Are OpenGL Threaded Optimizations Responsible For NVIDIA's Faster Linux Performance?
Written by Michael Larabel in Display Drivers on 22 March 2015. Page 1 of 3. 33 Comments

With the recent BioShock Infinite Linux benchmark results and the big Metro Redux graphics card comparison on Linux, a fair number of Linux gamers have been bringing it up in the forums with their hypothesis that NVIDIA's Linux gaming performance wins is due to their driver supporting OpenGL threaded optimizations. Well, that's not always the case, as shown in this article with a __GL_THREADED_OPTIMIZATIONS comparison in many Linux games with different GeForce hardware.

First off, BioShock Infinite does enable the __GL_THREADED_OPTIMIZATIONS setting by default to allow for the threaded driver optimizations, including some other Steam games. However, the Metro 2033 Redux and Metro Last Light Redux games don't set __GL_THREADED_OPTIMIZATIONS by default as part of their launch script. This environment variable has been around since the end of 2012 for offloading its CPU computation work to a separate worker thread. The NVIDIA Linux driver has long advertised that this optimization can help CPU-intensive workloads but could regress the performance of games that depend on synchronous OpenGL calls, thus NVIDIA doesn't enable this option by default and leaves it hidden behind an environment variable.

Last year I did provide some modern NVIDIA Threaded OpenGL optimization tests that found the results to be mixed. Given the recent Steam Linux games, I decided to test the latest titles on the newest NVIDIA driver to see how much of an impact there was in performance. The workloads tested with __GL_THREADED_OPTIMIZATIONS=0 and __GL_THREADED_OPTIMIZATIONS=1 forced (by setting the environment variable and removing the per-game launch script overrides where necessary) were BioShock Infinite, Metro 2033 Redux, Metro Last Light Redux, Tesseract, Unigine Valley, and Xonotic.

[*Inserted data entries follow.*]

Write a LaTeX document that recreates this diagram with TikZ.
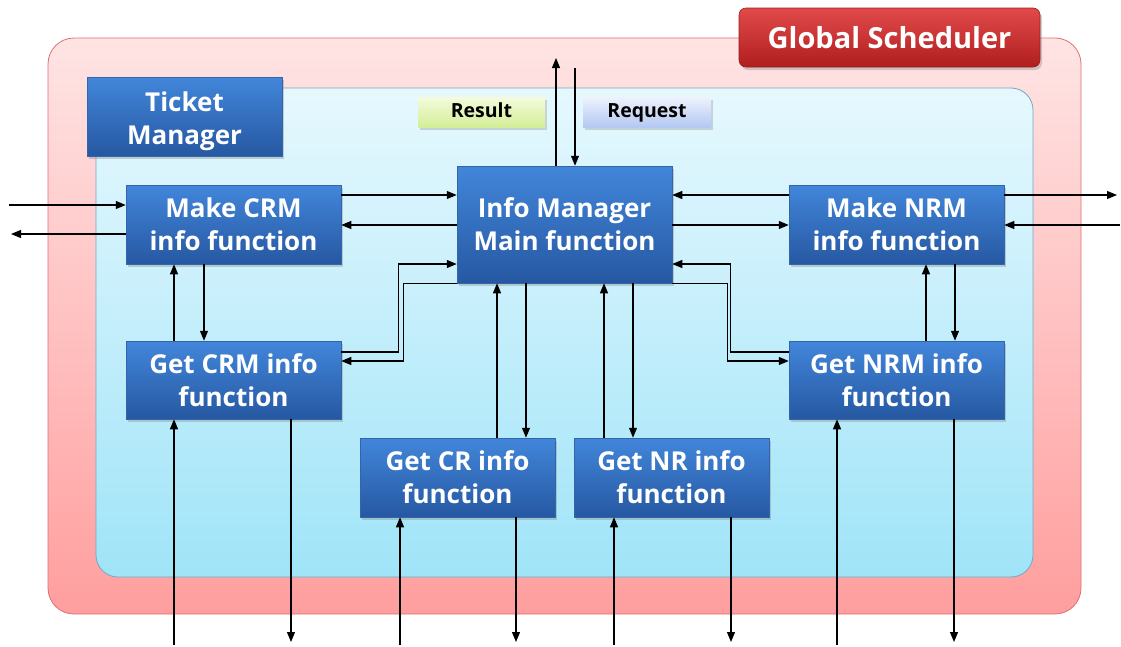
\documentclass[tikz,border=0pt]{standalone}
\usepackage{fontspec}
\setmainfont{Open Sans}
\usetikzlibrary{arrows.meta,shadows}

\definecolor{bluetop}{RGB}{66,134,218}
\definecolor{bluebot}{RGB}{38,88,162}
\definecolor{blueedge}{RGB}{52,100,170}
\definecolor{pinktop}{RGB}{255,228,228}
\definecolor{pinkbot}{RGB}{255,158,158}
\definecolor{pinkedge}{RGB}{222,112,112}
\definecolor{cyantop}{RGB}{230,248,254}
\definecolor{cyanbot}{RGB}{160,228,248}
\definecolor{cyanedge}{RGB}{110,170,196}
\definecolor{redtop}{RGB}{226,74,74}
\definecolor{redbot}{RGB}{176,30,30}
\definecolor{rededge}{RGB}{150,30,30}
\definecolor{limetop}{RGB}{244,251,220}
\definecolor{limebot}{RGB}{212,238,152}
\definecolor{lavtop}{RGB}{238,242,253}
\definecolor{lavbot}{RGB}{180,200,242}

\tikzset{
  funcbox/.style={rectangle, draw=blueedge, line width=0.5pt,
    top color=bluetop, bottom color=bluebot, text=white,
    font=\bfseries\fontsize{26}{33}\selectfont, align=center, inner sep=0pt,
    drop shadow={opacity=0.35, shadow xshift=2pt, shadow yshift=-3pt}},
  tagbox/.style={rectangle, inner sep=0pt, text=black,
    text height=15pt, text depth=5pt,
    font=\bfseries\fontsize{19.5}{24}\selectfont,
    drop shadow={opacity=0.3, shadow xshift=1.5pt, shadow yshift=-2.5pt}},
  titlebox/.style={rectangle, rounded corners=7pt, draw=rededge, line width=0.6pt,
    top color=redtop, bottom color=redbot, text=white, inner sep=0pt,
    font=\bfseries\fontsize{29}{34}\selectfont,
    drop shadow={opacity=0.35, shadow xshift=2pt, shadow yshift=-3pt}},
  arr/.style={line width=1.1pt, -{Triangle[length=10pt,width=8pt]}},
}

\begin{document}
\begin{tikzpicture}[x=1pt,y=-1pt]
\useasboundingbox (0,0) rectangle (1121,646);

% scheduler panel and inner manager area
\draw[draw=pinkedge, line width=0.8pt, top color=pinktop, bottom color=pinkbot,
      rounded corners=26pt] (48,38) rectangle (1081,614);
\draw[draw=cyanedge, line width=0.8pt, top color=cyantop, bottom color=cyanbot,
      rounded corners=22pt] (96,88) rectangle (1033,577);

% titles and legend tags
\node[titlebox, minimum width=301pt, minimum height=59pt] (gstitle) at (889.5,37.5) {Global Scheduler};
\node[funcbox, minimum width=195pt, minimum height=79pt] (tm) at (184.5,116.5) {\rule{0pt}{30pt}Ticket\\Manager};
\node[tagbox, top color=limetop, bottom color=limebot, minimum width=127pt, minimum height=30pt] (res) at (481.5,112) {Result};
\node[tagbox, top color=lavtop, bottom color=lavbot, minimum width=128pt, minimum height=30pt] (req) at (647,112) {Request};

% function blocks
\node[funcbox, minimum width=215pt, minimum height=79pt] (mcrm) at (233.5,224.5) {Make CRM\\info function};
\node[funcbox, minimum width=215pt, minimum height=117pt] (info) at (564.5,224.5) {Info Manager\\Main function};
\node[funcbox, minimum width=215pt, minimum height=79pt] (mnrm) at (896.5,224.5) {Make NRM\\info function};
\node[funcbox, minimum width=215pt, minimum height=78pt] (gcrm) at (233.5,380) {Get CRM info\\function};
\node[funcbox, minimum width=215pt, minimum height=78pt] (gnrm) at (896.5,380) {Get NRM info\\function};
\node[funcbox, minimum width=195pt, minimum height=79pt] (gcr) at (457.5,477.5) {Get CR info\\function};
\node[funcbox, minimum width=195pt, minimum height=79pt] (gnr) at (671.5,477.5) {Get NR info\\function};

% free ends of the external connectors
\coordinate (inL) at (9,205);
\coordinate (outL) at (11,234);
\coordinate (outR) at (1117,195);
\coordinate (inR) at (1120,225);
\coordinate (outT) at (556,58);
\coordinate (inT) at (575,68);
\coordinate (b1) at (174,645);
\coordinate (b2) at (291,642);
\coordinate (b3) at (400,645);
\coordinate (b4) at (516,642);
\coordinate (b5) at (614,645);
\coordinate (b6) at (731,642);
\coordinate (b7) at (837,645);
\coordinate (b8) at (954,642);

% external links
\draw[arr] (inL) -- (inL -| mcrm.west);
\draw[arr] (outL -| mcrm.west) -- (outL);
\draw[arr] (outR -| mnrm.east) -- (outR);
\draw[arr] (inR) -- (inR -| mnrm.east);
\draw[arr] (outT |- info.north) -- (outT);
\draw[arr] (inT) -- (inT |- info.north);
\draw[arr] (b1) -- (b1 |- gcrm.south);
\draw[arr] (b2 |- gcrm.south) -- (b2);
\draw[arr] (b3) -- (b3 |- gcr.south);
\draw[arr] (b4 |- gcr.south) -- (b4);
\draw[arr] (b5) -- (b5 |- gnr.south);
\draw[arr] (b6 |- gnr.south) -- (b6);
\draw[arr] (b7) -- (b7 |- gnrm.south);
\draw[arr] (b8 |- gnrm.south) -- (b8);

% make blocks <-> main function
\draw[arr] ([yshift=29.5pt]mcrm.east) -- ([yshift=29.5pt]info.west);
\draw[arr] ([yshift=-0.5pt]info.west) -- ([yshift=-0.5pt]mcrm.east);
\draw[arr] ([yshift=29.5pt]mnrm.west) -- ([yshift=29.5pt]info.east);
\draw[arr] ([yshift=-0.5pt]info.east) -- ([yshift=-0.5pt]mnrm.west);

% make blocks <-> get blocks
\draw[arr] ([xshift=-59.5pt]gcrm.north) -- ([xshift=-59.5pt]mcrm.south);
\draw[arr] ([xshift=-29.5pt]mcrm.south) -- ([xshift=-29.5pt]gcrm.north);
\draw[arr] ([xshift=29.5pt]gnrm.north) -- ([xshift=29.5pt]mnrm.south);
\draw[arr] ([xshift=58.5pt]mnrm.south) -- ([xshift=58.5pt]gnrm.north);

% get CR / NR blocks <-> main function
\coordinate (u1) at ([xshift=39.5pt]gcr.north);
\coordinate (d1) at ([xshift=68.5pt]gcr.north);
\coordinate (u2) at ([xshift=-67.5pt]gnr.north);
\coordinate (d2) at ([xshift=-38.5pt]gnr.north);
\draw[arr] (u1) -- (u1 |- info.south);
\draw[arr] (d1 |- info.south) -- (d1);
\draw[arr] (u2) -- (u2 |- info.south);
\draw[arr] (d2 |- info.south) -- (d2);

% get CRM / NRM blocks <-> main function (elbow routes)
\draw[arr] ([yshift=28pt]gcrm.east) -- ++(57,0) |- ([yshift=-39.5pt]info.west);
\draw[arr] (info.south west) -- ++(-53,0) |- ([yshift=19pt]gcrm.east);
\draw[arr] ([yshift=28pt]gnrm.west) -- ++(-58,0) |- ([yshift=-39.5pt]info.east);
\draw[arr] (info.south east) -- ++(55,0) |- ([yshift=19pt]gnrm.west);
\end{tikzpicture}
\end{document}
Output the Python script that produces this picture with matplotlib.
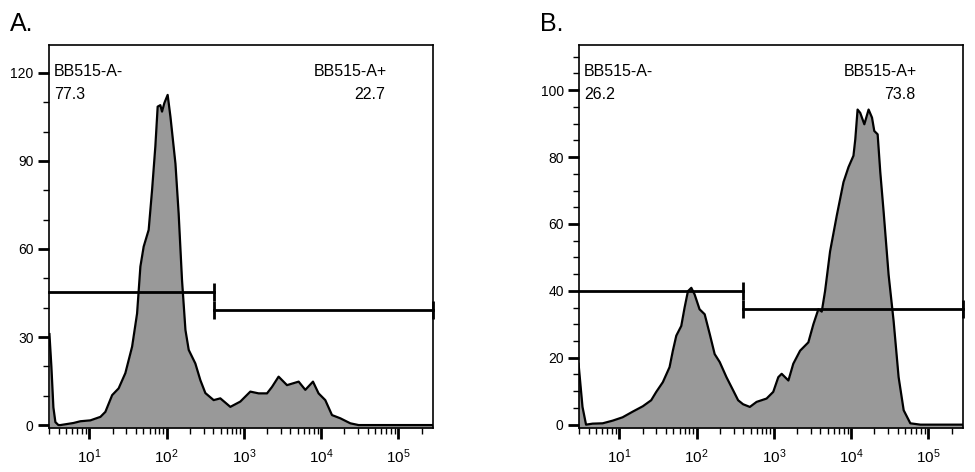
import matplotlib.pyplot as plt
import matplotlib.ticker as mticker
import numpy as np

plt.rcParams['font.family'] = ['Liberation Sans', 'DejaVu Sans']

# Panel A: BB515-A histogram (x = fluorescence, y = count)
a_x = [3.04, 3.22, 3.42, 3.63, 3.97, 4.22, 6.21, 7.65, 10.3, 13.9, 16.1, 19.7, 23.9, 29.2,
       35.7, 41.4, 45.7, 50.4, 58.5, 64.7, 71.4, 76.5, 82.8, 87.1, 93.3, 103, 112, 130,
       143, 158, 175, 193, 235, 273, 317, 406, 495, 667, 898, 1210, 1550, 1990, 2310,
       2810, 3610, 5110, 6230, 7830, 9250, 11300, 13800, 17700, 23800, 30500, 280000]
a_y = [31, 20, 6, 1, 0, 0, 0.7, 1.3, 1.6, 2.8, 4.5, 10.2, 12.5, 17.7,
       26.7, 38, 54, 60.8, 66.5, 80, 95, 108.5, 109, 106.8, 109.7, 112.5, 105, 89,
       72, 49.4, 32.4, 25.6, 21, 15.3, 10.9, 8.5, 9.1, 6.2, 8, 11.4, 10.8, 10.8, 13,
       16.5, 13.6, 14.8, 12, 14.8, 10.8, 8.5, 3.4, 2.3, 0.6, 0, 0]

# Panel B
b_x = [2.96, 3.33, 3.70, 4.50, 6.07, 8.19, 11.0, 14.9, 20.1, 25.8, 30.0, 36.5, 44.6, 49.2,
       54.5, 63.2, 69.8, 77.1, 85.3, 94.2, 109, 127, 148, 171, 199, 243, 296, 344, 399,
       488, 596, 803, 980, 1140, 1260, 1540, 1780, 2180, 2790, 3240, 3760, 4160, 4590,
       5330, 6520, 7950, 9230, 10700, 11300, 12100, 13100, 14800, 16800, 18600, 19900,
       22000, 23800, 26300, 30500, 35400, 41100, 47800, 58300, 78700, 280000]
b_y = [18.2, 5.3, 0, 0.3, 0.4, 1.2, 2.2, 3.9, 5.5, 7.3, 9.8, 12.7, 17.2, 22.1,
       26.6, 29.5, 35, 39.9, 40.9, 38.9, 34.5, 33, 27, 21.1, 18.7, 14.2, 10.3, 7.3, 6.1,
       5.3, 6.8, 7.8, 9.8, 14.2, 15.2, 13.2, 18.2, 22.1, 24.6, 30, 34.5, 33.8, 39.9,
       51.8, 62.6, 72.5, 77, 80.4, 85.3, 94.2, 93.2, 89.8, 94.2, 91.8, 87.8,
       86.8, 75.5, 63.6, 44.8, 31, 14.2, 4.3, 0.4, 0, 0]

gate_split = [414, 395]
gate_neg_y = [45.3, 40]
gate_pos_y = [39.2, 34.5]
neg_pct = ['77.3', '26.2']
pos_pct = ['22.7', '73.8']
panel_labels = ['A.', 'B.']
y_major = [30, 20]
y_minor = [10, 5]
y_top = [129.5, 113.5]

xlim = (3.0, 2.8e5)

fig = plt.figure(figsize=(9.75, 4.72), dpi=100, facecolor='white')
lefts = [49 / 975, 579 / 975]

for i, (xs, ys) in enumerate([(a_x, a_y), (b_x, b_y)]):
    ax = fig.add_axes([lefts[i], 1 - 428 / 472, 384 / 975, 383 / 472])
    ax.set_xscale('log')
    ax.set_xlim(*xlim)
    ax.set_ylim(-1, y_top[i])
    ax.fill_between(xs, ys, -1, color='#999999', lw=0)
    ax.plot(xs, ys, color='black', lw=1.6)

    # gates
    ax.plot([xlim[0], gate_split[i]], [gate_neg_y[i]] * 2, color='black', lw=2,
            marker='|', markersize=13, markeredgewidth=2, markevery=[1], clip_on=False)
    ax.plot([gate_split[i], xlim[1]], [gate_pos_y[i]] * 2, color='black', lw=2,
            marker='|', markersize=13, markeredgewidth=2, clip_on=False)

    ax.text(0.013, 0.93, 'BB515-A-', transform=ax.transAxes, fontsize=11.5, va='center')
    ax.text(0.013, 0.87, neg_pct[i], transform=ax.transAxes, fontsize=11.5, va='center')
    ax.text(0.88, 0.93, 'BB515-A+', transform=ax.transAxes, fontsize=11.5, va='center', ha='right')
    ax.text(0.875, 0.87, pos_pct[i], transform=ax.transAxes, fontsize=11.5, va='center', ha='right')

    ax.yaxis.set_major_locator(mticker.MultipleLocator(y_major[i]))
    ax.yaxis.set_minor_locator(mticker.MultipleLocator(y_minor[i]))
    ax.xaxis.set_major_locator(mticker.LogLocator(base=10, numticks=10))
    ax.xaxis.set_minor_locator(mticker.LogLocator(base=10, subs=np.arange(2, 10), numticks=10))
    ax.tick_params(which='major', length=8, width=2, direction='out')
    ax.tick_params(which='minor', length=4, width=1)
    ax.tick_params(axis='x', which='major', pad=6, labelsize=11)
    ax.tick_params(axis='y', which='major', pad=3, labelsize=10)
    for s in ax.spines.values():
        s.set_linewidth(1.2)

    fig.text(lefts[i] - 39 / 975, 1 - 24 / 472, panel_labels[i], fontsize=18, va='center')

fig.savefig('out.png', dpi=100, facecolor='white')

The graphics cards tested for each of the workloads was a GeForce GTX 750, GeForce GTX 680, and GeForce GTX 980. Aside from toggling the threaded optimization value for the NVIDIA binary driver, the other settings were at their defaults. All of the benchmarks were facilitated in a fully-automated manner using the open-source Phoronix Test Suite benchmarking software.